Two highly anticipated proposed regulations will soon advance to the next stage of the federal regulatory process, the White House announced earlier this week. The rules seek to allow H-4 dependents of certain H-1B foreign nationals to seek work authorization and to extend the work authorization of E-3 and H-1B1 employees awaiting the approval of a timely-filed extension petition.
The draft H-4 rule is expected to propose eligibility for employment authorization for the dependent spouses of H-1B nonimmigrants who are beneficiaries of extensions past their six-year time limit. Post-6th year extensions are available in certain circumstances to H-1B employees with long-pending employment-based permanent residence sponsorship cases. Under current law, H-4 foreign nationals are not eligible to apply for employment authorization pursuant to their nonimmigrant status.
A separate rule is expected to extend employment authorization for 240 days beyond the period specified on an E-3 or H-1B1 nonimmigrant’s Form I-94 arrival record, as long as the foreign national is the beneficiary of a timely application to extend status filed by the same employer.
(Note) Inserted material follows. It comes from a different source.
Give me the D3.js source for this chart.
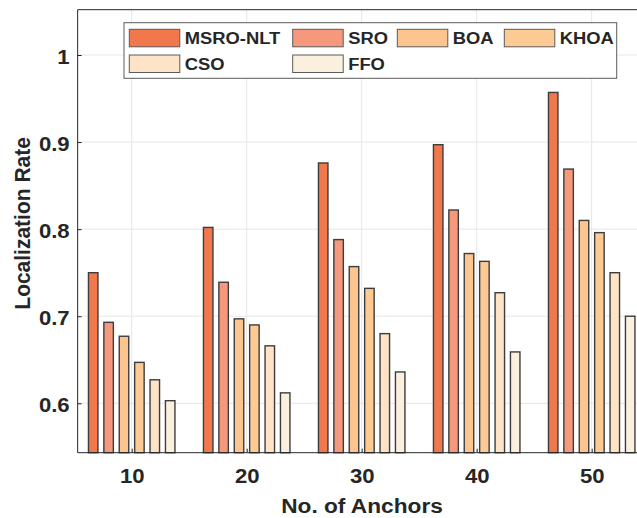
<!DOCTYPE html>
<html>
<head>
<meta charset="utf-8">
<script src="https://cdn.jsdelivr.net/npm/d3@7"></script>
<style>
html,body{margin:0;padding:0;background:#fff;}
svg{display:block;}
text{font-family:"Liberation Sans",Arial,Helvetica,sans-serif;font-weight:bold;fill:#262626;}
</style>
</head>
<body>
<svg id="chart" width="637" height="518"></svg>
<script>
// ---- data ----
const anchors = [10, 20, 30, 40, 50];
const seriesNames = ["MSRO-NLT", "SRO", "BOA", "KHOA", "CSO", "FFO"];
const msroNlt = [0.750, 0.802, 0.876, 0.897, 0.957];
const sro     = [0.693, 0.739, 0.788, 0.822, 0.869];
const boa     = [0.677, 0.697, 0.757, 0.772, 0.810];
const khoa    = [0.647, 0.690, 0.732, 0.763, 0.796];
const cso     = [0.627, 0.666, 0.680, 0.727, 0.750];
const ffo     = [0.603, 0.612, 0.636, 0.659, 0.700];
const yTicks = [0.6, 0.7, 0.8, 0.9, 1];
const yTickLabels = ["0.6", "0.7", "0.8", "0.9", "1"];
const colors = ["#F1774D", "#F5987C", "#FCC58F", "#FDCA94", "#FEE3C6", "#FBF0DE"];

const seriesValues = [msroNlt, sro, boa, khoa, cso, ffo];

(function(){
const svg = d3.select("#chart");
const x = d3.scaleLinear().domain([10, 50]).range([131.7, 591.7]);
const y = d3.scaleLinear().domain([0.6, 1]).range([403.3, 55]);
const xMin = 5.3, xMax = 56;
const yMin = y.invert(452.7), yMax = y.invert(9.7);
const pL = x(xMin), pR = x(xMax), pT = y(yMax), pB = y(yMin);
const sx = 1.08;

// gridlines
const grid = svg.append("g");
grid.selectAll("line.h").data(yTicks).enter().append("line")
  .attr("x1", pL).attr("x2", pR).attr("y1", d => y(d)).attr("y2", d => y(d))
  .attr("stroke", "#e6e6e6").attr("stroke-width", 1);
grid.selectAll("line.v").data(anchors).enter().append("line")
  .attr("y1", pT).attr("y2", pB).attr("x1", d => x(d)).attr("x2", d => x(d))
  .attr("stroke", "#e6e6e6").attr("stroke-width", 1);

// bars
const step = 15.4, bw = 9.5;
seriesValues.forEach((vals, si) => {
  svg.append("g").selectAll("rect").data(vals).enter().append("rect")
    .attr("x", (d, i) => x(anchors[i]) + (si - 2.5) * step - bw / 2)
    .attr("width", bw)
    .attr("y", d => y(d))
    .attr("height", d => pB - y(d))
    .attr("fill", colors[si])
    .attr("stroke", "#3d3d3d").attr("stroke-width", 1.4);
});

// axes frame
const axisColor = "#262626";
svg.append("line").attr("x1", pL).attr("x2", pL).attr("y1", pT).attr("y2", pB)
  .attr("stroke", axisColor).attr("stroke-width", 1);
svg.append("line").attr("x1", pL).attr("x2", pR).attr("y1", pB).attr("y2", pB)
  .attr("stroke", axisColor).attr("stroke-width", 1);
svg.append("line").attr("x1", pL).attr("x2", pR).attr("y1", pT).attr("y2", pT)
  .attr("stroke", axisColor).attr("stroke-width", 1);

// y axis ticks via d3 axis
const yAxis = d3.axisLeft(y).tickValues(yTicks).tickSize(-4).tickPadding(8)
  .tickFormat((d, i) => yTickLabels[i]);
const gy = svg.append("g").attr("transform", `translate(${pL},0)`).call(yAxis);
gy.select(".domain").remove();
gy.selectAll(".tick line").attr("stroke", axisColor);
gy.selectAll(".tick text").attr("font-size", 20.5).attr("fill", axisColor)
  .style("font-family", '"Liberation Sans",Arial,sans-serif').style("font-weight", "bold")
  .attr("transform", function(){ const xx = +d3.select(this).attr("x"); return `translate(${xx*(1-sx)},2) scale(${sx},1)`; });

// x axis ticks
const xAxis = d3.axisBottom(x).tickValues(anchors).tickSize(-4).tickPadding(16).tickFormat(d3.format("d"));
const gx = svg.append("g").attr("transform", `translate(0,${pB})`).call(xAxis);
gx.select(".domain").remove();
gx.selectAll(".tick line").attr("stroke", axisColor);
gx.selectAll(".tick text").attr("font-size", 20.5).attr("fill", axisColor)
  .style("font-family", '"Liberation Sans",Arial,sans-serif').style("font-weight", "bold")
  .attr("transform", `scale(${sx},1)`);

// axis labels
svg.append("text").attr("transform", `translate(362,513) scale(${sx},1)`)
  .attr("text-anchor", "middle").attr("font-size", 21).text("No. of Anchors");
svg.append("text").attr("transform", `translate(29.5,223.4) rotate(-90) scale(1,${sx})`)
  .attr("text-anchor", "middle").attr("font-size", 21).text("Localization Rate");

// legend
const lg = svg.append("g");
lg.append("rect").attr("x", 124).attr("y", 22.7).attr("width", 492.7).attr("height", 55.6)
  .attr("fill", "#fff").attr("stroke", "#5a5a5a").attr("stroke-width", 1);
const colX = [129.3, 292.7, 397.3, 504.3];
const rowY = [29.3, 55];
seriesNames.forEach((name, i) => {
  const cx = colX[i % 4], ry = rowY[Math.floor(i / 4)];
  lg.append("rect").attr("x", cx).attr("y", ry).attr("width", 50.5).attr("height", 17.5)
    .attr("fill", colors[i]).attr("stroke", "#5a5a5a").attr("stroke-width", 1);
  lg.append("text").attr("transform", `translate(${cx + 55.5},${ry + 15}) scale(${sx},1)`)
    .attr("font-size", 17).text(name);
});
})();
</script>
</body>
</html>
Under current rules, this 240-day extension is available to qualifying H-1B, L-1 and certain other nonimmigrants, but not to E-3s or H-1B1s.
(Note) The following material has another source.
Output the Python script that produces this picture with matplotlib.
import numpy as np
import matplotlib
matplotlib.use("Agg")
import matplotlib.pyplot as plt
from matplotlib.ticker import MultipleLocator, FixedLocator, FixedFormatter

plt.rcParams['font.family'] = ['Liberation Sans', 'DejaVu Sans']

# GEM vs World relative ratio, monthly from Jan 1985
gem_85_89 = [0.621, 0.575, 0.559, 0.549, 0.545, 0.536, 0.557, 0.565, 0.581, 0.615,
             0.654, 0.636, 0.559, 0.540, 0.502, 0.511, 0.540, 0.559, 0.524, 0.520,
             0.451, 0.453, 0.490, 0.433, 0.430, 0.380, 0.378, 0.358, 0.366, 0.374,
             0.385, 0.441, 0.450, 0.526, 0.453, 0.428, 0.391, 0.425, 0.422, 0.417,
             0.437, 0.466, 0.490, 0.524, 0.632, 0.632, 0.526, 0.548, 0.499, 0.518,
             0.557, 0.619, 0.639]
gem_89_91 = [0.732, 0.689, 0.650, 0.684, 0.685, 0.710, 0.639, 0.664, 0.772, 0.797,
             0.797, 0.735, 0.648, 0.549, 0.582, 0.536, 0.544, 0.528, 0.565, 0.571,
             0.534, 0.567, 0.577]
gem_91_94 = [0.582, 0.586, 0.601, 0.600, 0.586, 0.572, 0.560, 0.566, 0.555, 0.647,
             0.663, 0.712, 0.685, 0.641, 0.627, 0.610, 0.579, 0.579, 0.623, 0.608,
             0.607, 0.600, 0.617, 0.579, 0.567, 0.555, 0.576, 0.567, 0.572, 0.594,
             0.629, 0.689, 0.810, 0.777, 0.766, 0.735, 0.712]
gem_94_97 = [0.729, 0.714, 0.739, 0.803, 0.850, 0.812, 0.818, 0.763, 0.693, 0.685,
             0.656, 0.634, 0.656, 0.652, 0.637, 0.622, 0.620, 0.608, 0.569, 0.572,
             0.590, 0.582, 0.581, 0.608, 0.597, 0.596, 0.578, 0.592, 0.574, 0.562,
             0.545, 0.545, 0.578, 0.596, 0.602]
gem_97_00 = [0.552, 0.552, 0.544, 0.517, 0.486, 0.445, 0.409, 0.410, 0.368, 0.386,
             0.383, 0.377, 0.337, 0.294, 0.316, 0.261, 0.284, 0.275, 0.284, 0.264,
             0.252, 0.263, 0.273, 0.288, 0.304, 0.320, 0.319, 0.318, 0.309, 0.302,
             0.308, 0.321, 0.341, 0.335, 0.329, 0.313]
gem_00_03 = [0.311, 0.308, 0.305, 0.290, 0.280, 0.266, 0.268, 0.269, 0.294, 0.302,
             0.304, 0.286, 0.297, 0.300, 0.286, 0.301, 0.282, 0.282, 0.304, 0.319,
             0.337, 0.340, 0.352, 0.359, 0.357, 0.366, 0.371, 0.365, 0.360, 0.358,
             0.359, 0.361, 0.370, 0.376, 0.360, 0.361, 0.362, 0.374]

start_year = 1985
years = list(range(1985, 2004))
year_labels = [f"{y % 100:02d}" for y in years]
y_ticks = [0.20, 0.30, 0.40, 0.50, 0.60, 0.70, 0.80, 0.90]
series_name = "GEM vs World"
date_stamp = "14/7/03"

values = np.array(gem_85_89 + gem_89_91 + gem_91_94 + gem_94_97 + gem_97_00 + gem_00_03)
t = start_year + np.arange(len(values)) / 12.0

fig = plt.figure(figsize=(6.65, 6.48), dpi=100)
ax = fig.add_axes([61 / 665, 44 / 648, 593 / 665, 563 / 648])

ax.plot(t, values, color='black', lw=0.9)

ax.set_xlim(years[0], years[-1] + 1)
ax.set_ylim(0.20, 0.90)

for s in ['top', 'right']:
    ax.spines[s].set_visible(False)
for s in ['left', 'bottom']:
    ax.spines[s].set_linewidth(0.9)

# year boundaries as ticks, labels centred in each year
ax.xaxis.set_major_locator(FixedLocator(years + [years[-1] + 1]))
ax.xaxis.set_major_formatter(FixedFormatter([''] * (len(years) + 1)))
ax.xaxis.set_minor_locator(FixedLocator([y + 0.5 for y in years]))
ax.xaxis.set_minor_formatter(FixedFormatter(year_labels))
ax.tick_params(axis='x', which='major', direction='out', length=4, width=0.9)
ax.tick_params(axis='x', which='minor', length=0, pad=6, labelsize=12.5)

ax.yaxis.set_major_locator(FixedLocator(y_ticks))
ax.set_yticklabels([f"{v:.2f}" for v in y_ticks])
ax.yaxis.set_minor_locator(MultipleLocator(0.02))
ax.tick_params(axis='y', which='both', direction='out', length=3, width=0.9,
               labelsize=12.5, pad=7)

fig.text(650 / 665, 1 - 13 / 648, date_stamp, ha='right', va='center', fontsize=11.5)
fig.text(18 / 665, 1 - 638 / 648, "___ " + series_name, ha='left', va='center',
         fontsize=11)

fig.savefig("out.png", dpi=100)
Both proposals have been pending at the Office of Management and Budget (OMB) for several months. Once they initially clear OMB, they will be published as Notices of Proposed Rulemaking with a public comment period of at least 30 days and additional time for DHS to consider comments. The rules will not be implemented until after they receive final approval from OMB -- a process that could take several months or more for each rule.
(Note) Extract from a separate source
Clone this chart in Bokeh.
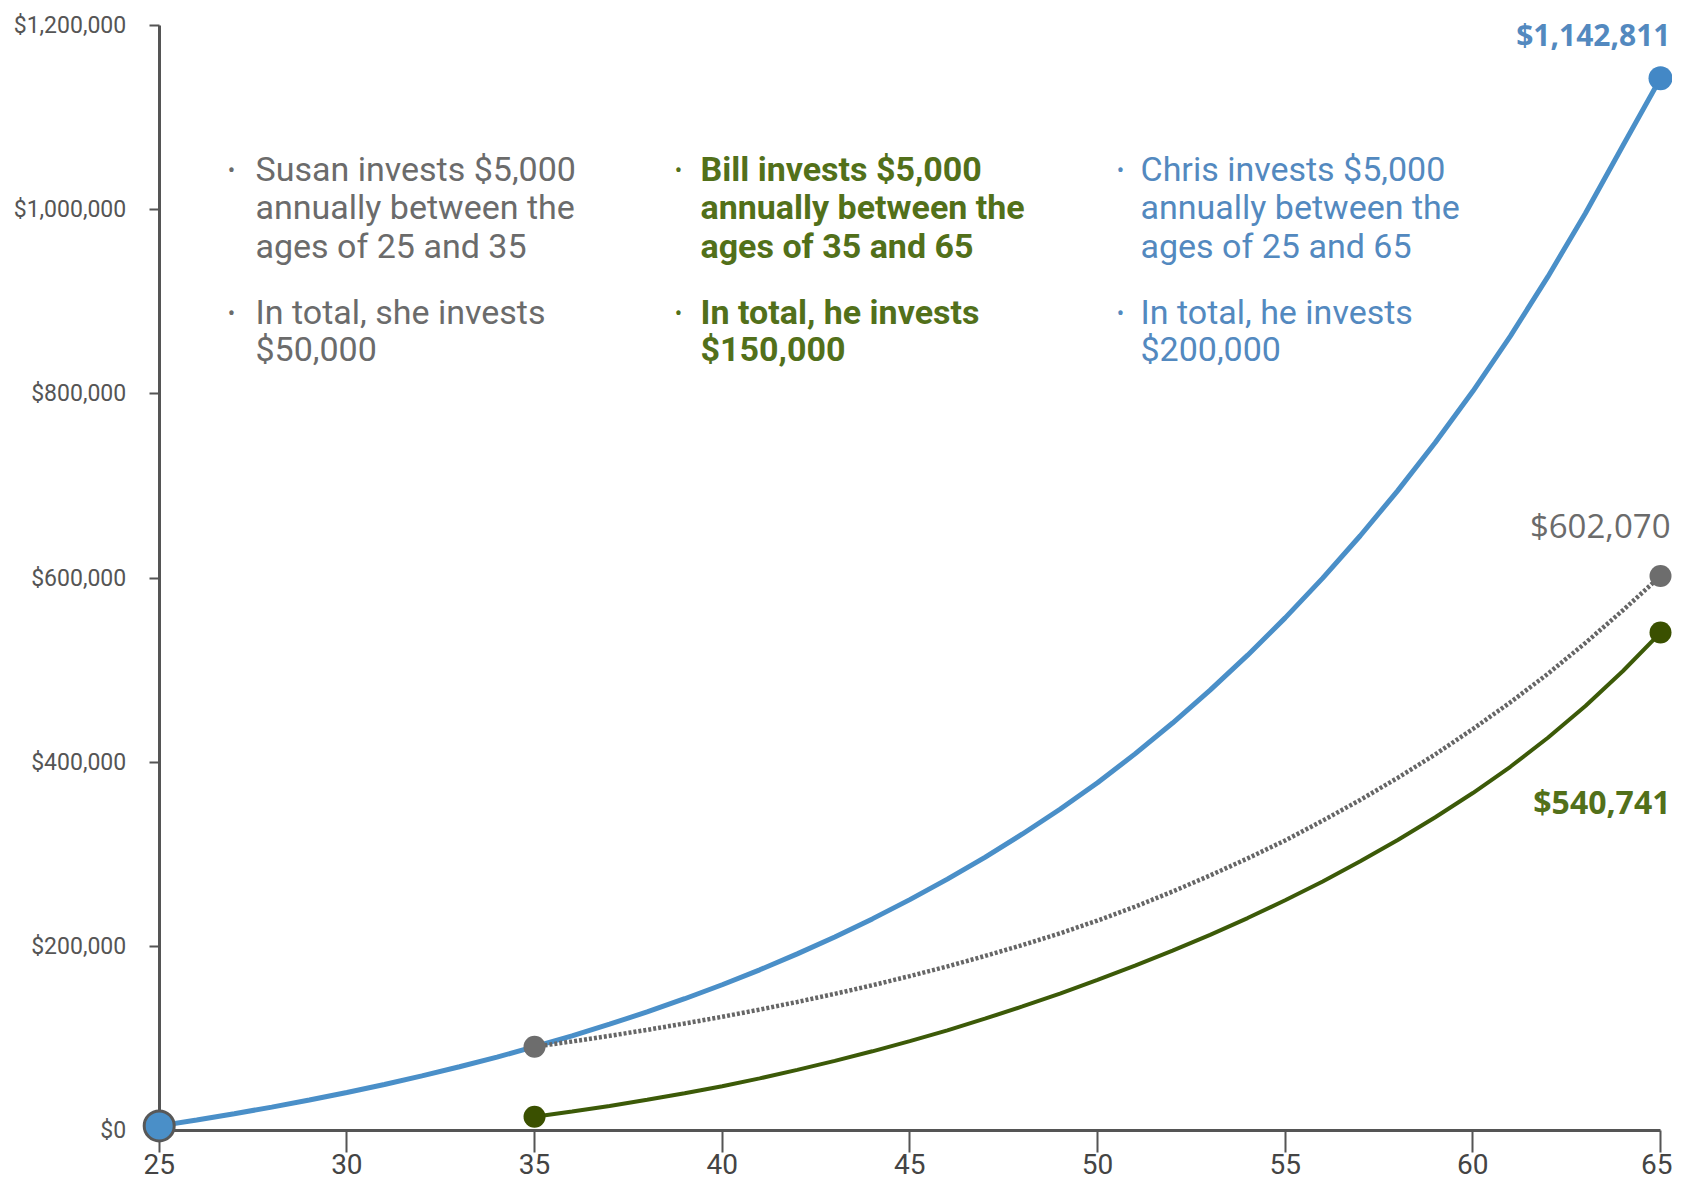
from bokeh.plotting import figure
from bokeh.models import Range1d, FixedTicker, NumeralTickFormatter, Label
from bokeh.embed import file_html
from bokeh.resources import INLINE

# ---------------- data ----------------
ages_chris = list(range(25, 66))
chris = [5000, 11400, 18200, 25400, 33100, 41300, 50000, 59300, 69200, 79700,
         91000, 102800, 115400, 128800, 143100, 158300, 174500, 191800, 210200, 229800,
         250700, 273000, 296700, 322000, 348900, 377600, 409000, 442500, 478200, 516200,
         556700, 599900, 645900, 694900, 747100, 802700, 862700, 927200, 996200, 1069700,
         1142811]

ages_late = list(range(35, 66))
susan = [91000, 96700, 102800, 109300, 116200, 123500, 131300, 139600, 148400, 157700,
         167700, 178200, 189500, 201400, 214100, 228000, 243000, 259500, 277000, 295500,
         315000, 336500, 359000, 383000, 408500, 436000, 465000, 496000, 529500, 565000,
         602070]
bill = [15000, 20600, 26700, 33300, 40400, 48000, 56600, 65800, 75600, 86000,
        97000, 108800, 121400, 134700, 148700, 163500, 179000, 195300, 212500, 230700,
        250000, 270500, 292300, 315500, 340200, 366500, 395000, 426500, 461000, 499000,
        540741]

x_ticks = [25, 30, 35, 40, 45, 50, 55, 60, 65]
y_ticks = [0, 200000, 400000, 600000, 800000, 1000000, 1200000]

susan_text = [["Susan invests $5,000", "annually between the", "ages of 25 and 35"],
              ["In total, she invests", "$50,000"]]
bill_text = [["Bill invests $5,000", "annually between the", "ages of 35 and 65"],
             ["In total, he invests", "$150,000"]]
chris_text = [["Chris invests $5,000", "annually between the", "ages of 25 and 65"],
              ["In total, he invests", "$200,000"]]

# ---------------- styles ----------------
BLUE = "#4a8fc8"
BLUE_TXT = "#5389bf"
GRAY = "#666666"
GRAY_TXT = "#6b6b6b"
GREEN = "#3c5a08"
GREEN_DOT = "#3a5000"
GREEN_TXT = "#52701a"
AXIS = "#555555"
FONT = "Roboto"
VALUE_FONT = "Open Sans"

W, H = 1672, 1186
# pixel anchors of the axes (x=25 / x=65, y=0 / y=1.2M)
PX25, PX65 = 158.7, 1660.0
PY0, PY12 = 1130.0, 25.0
xs = (PX65 - PX25) / 40.0
ys = (PY0 - PY12) / 1200000.0
X0, X1 = 25 - PX25 / xs, 65 + (W - PX65) / xs
Y0, Y1 = -(H - PY0) / ys, 1200000 + PY12 / ys


def dx(sx):
    return X0 + sx / xs


def dy(sy):
    return Y1 - sy / ys


p = figure(width=W, height=H, title=None,
           x_range=Range1d(X0, X1), y_range=Range1d(Y0, Y1),
           output_backend="svg", toolbar_location=None,
           min_border_left=0, min_border_right=0,
           min_border_top=0, min_border_bottom=0)
p.outline_line_color = None
p.xgrid.visible = False
p.ygrid.visible = False
p.background_fill_color = "white"
p.border_fill_color = "white"

# axes
xa = p.xaxis[0]
xa.fixed_location = 0
xa.bounds = (25, 65)
xa.ticker = FixedTicker(ticks=x_ticks)
xa.minor_tick_line_color = None
xa.major_tick_out = 22
xa.major_tick_in = 0
xa.major_tick_line_color = AXIS
xa.major_tick_line_width = 2
xa.axis_line_color = AXIS
xa.axis_line_width = 3
xa.major_label_standoff = 1
xa.major_label_text_font = FONT
xa.major_label_text_font_size = "28px"
xa.major_label_text_color = "#444444"
xa.level = "underlay"

ya = p.yaxis[0]
ya.fixed_location = 25
ya.bounds = (0, 1200000)
ya.ticker = FixedTicker(ticks=y_ticks)
ya.formatter = NumeralTickFormatter(format="$0,0")
ya.minor_tick_line_color = None
ya.major_tick_out = 10
ya.major_tick_in = 0
ya.major_tick_line_color = AXIS
ya.major_tick_line_width = 2
ya.axis_line_color = AXIS
ya.axis_line_width = 3
ya.major_label_standoff = 23
ya.major_label_text_font = FONT
ya.major_label_text_font_size = "23px"
ya.major_label_text_color = "#555555"
ya.level = "underlay"

# lines
p.line(ages_chris, chris, line_color=BLUE, line_width=5)
p.line(ages_late, susan, line_color=GRAY, line_width=4.5, line_dash="3 2")
p.line(ages_late, bill, line_color=GREEN, line_width=4)

# end-point dots
p.scatter([ages_late[0], ages_late[-1]], [susan[0], susan[-1]], size=22,
          fill_color="#6d6d6d", line_color=None)
p.scatter([ages_late[0], ages_late[-1]], [bill[0], bill[-1]], size=22,
          fill_color=GREEN_DOT, line_color=None)
p.scatter([ages_chris[-1]], [chris[-1]], size=24, fill_color="#4388c6", line_color=None)
p.scatter([ages_chris[0]], [chris[0]], size=30, fill_color=BLUE,
          line_color="#585858", line_width=3)

# bullet text blocks (screen centres of each line)
first_rows = [168, 206, 245]
second_rows = [311, 348]
bullet_rows = [170, 313]
columns = [
    (susan_text, 231, 255, GRAY_TXT, "normal"),
    (bill_text, 678, 700, GREEN_TXT, "bold"),
    (chris_text, 1120, 1140, BLUE_TXT, "normal"),
]
for blocks, bx, tx, col, style in columns:
    for block, rows, brow in zip(blocks, [first_rows, second_rows], bullet_rows):
        p.add_layout(Label(x=dx(bx), y=dy(brow), text="\u2022",
                           text_align="center", text_baseline="middle",
                           text_font=FONT, text_font_size="22px",
                           text_color=col))
        for line, r in zip(block, rows):
            p.add_layout(Label(x=dx(tx), y=dy(r), text=line,
                               text_align="left", text_baseline="middle",
                               text_font=FONT, text_font_size="34px",
                               text_font_style=style, text_color=col))

# end values
end_labels = [
    (f"${chris[-1]:,}", 34, BLUE_TXT, "bold", "30px"),
    (f"${susan[-1]:,}", 525, GRAY_TXT, "normal", "33px"),
    (f"${bill[-1]:,}", 801, GREEN_TXT, "bold", "32px"),
]
for txt, row, col, style, size in end_labels:
    p.add_layout(Label(x=dx(1670), y=dy(row), text=txt,
                       text_align="right", text_baseline="middle",
                       text_font=VALUE_FONT, text_font_size=size,
                       text_font_style=style, text_color=col))

open("out.html", "w").write(file_html(p, INLINE))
The proposals are part of the Obama Administration’s Startup America Initiative, which was begun in 2011 and includes plans to implement administrative reforms at the Department of Homeland Security to attract and retain highly skilled foreign nationals.
What This Means for Employers and Foreign Nationals
If implemented, the rules would give some – but by no means all – spouses of H-1B employees the opportunity to work in the United States and would help E-3 and H-1B1 employees avoid work interruption when an application for an extension of stay is pending past their initial period of stay in the United States.